Wrap one or more sketch payload files (produced by `samkhya sketch ...
--output`) into a single Puffin sidecar with the correct KIND tags. Any
flag may be repeated to bundle multiple sketches of the same kind. The
packer decodes each payload through the matching `Sketch::from_bytes`
before writing, so a corrupt input fails fast.

### `puffin verify`

Full structural validation — parses the footer, reads every blob, and
re-decodes any known-kind payload. Exits non-zero on the first failure.

## Feature flags

This crate has no cargo features.
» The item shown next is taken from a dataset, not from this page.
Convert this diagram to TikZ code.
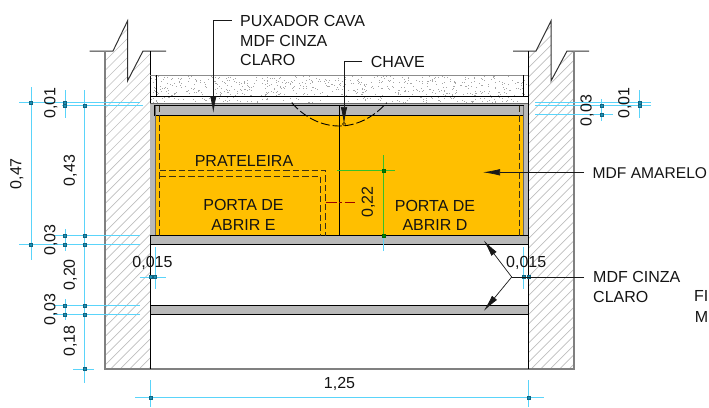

It depends on `samkhya-core` and `clap`;
the binary builds with a stock Rust toolchain and links no native
libraries beyond what `rusqlite` already vendors.

## Exit codes

- `0` on success
- `1` on any operational error (invalid sketch, missing file, decode
  failure, verify rejection)
- `2` on CLI usage error (clap-driven)

## Integration

The CLI is the operator escape hatch: every primitive an embedded engine
adapter uses (sketch construction, Puffin pack/verify, FeedbackStore
introspection) is also reachable from the shell. A typical workflow is to
build sketches in a nightly ELT batch with `samkhya sketch ... --output`,
bundle them with `samkhya puffin pack`, then verify the resulting sidecar
in CI with `samkhya puffin verify`.

## License

Apache-2.0. Sole author: Prateek Singh.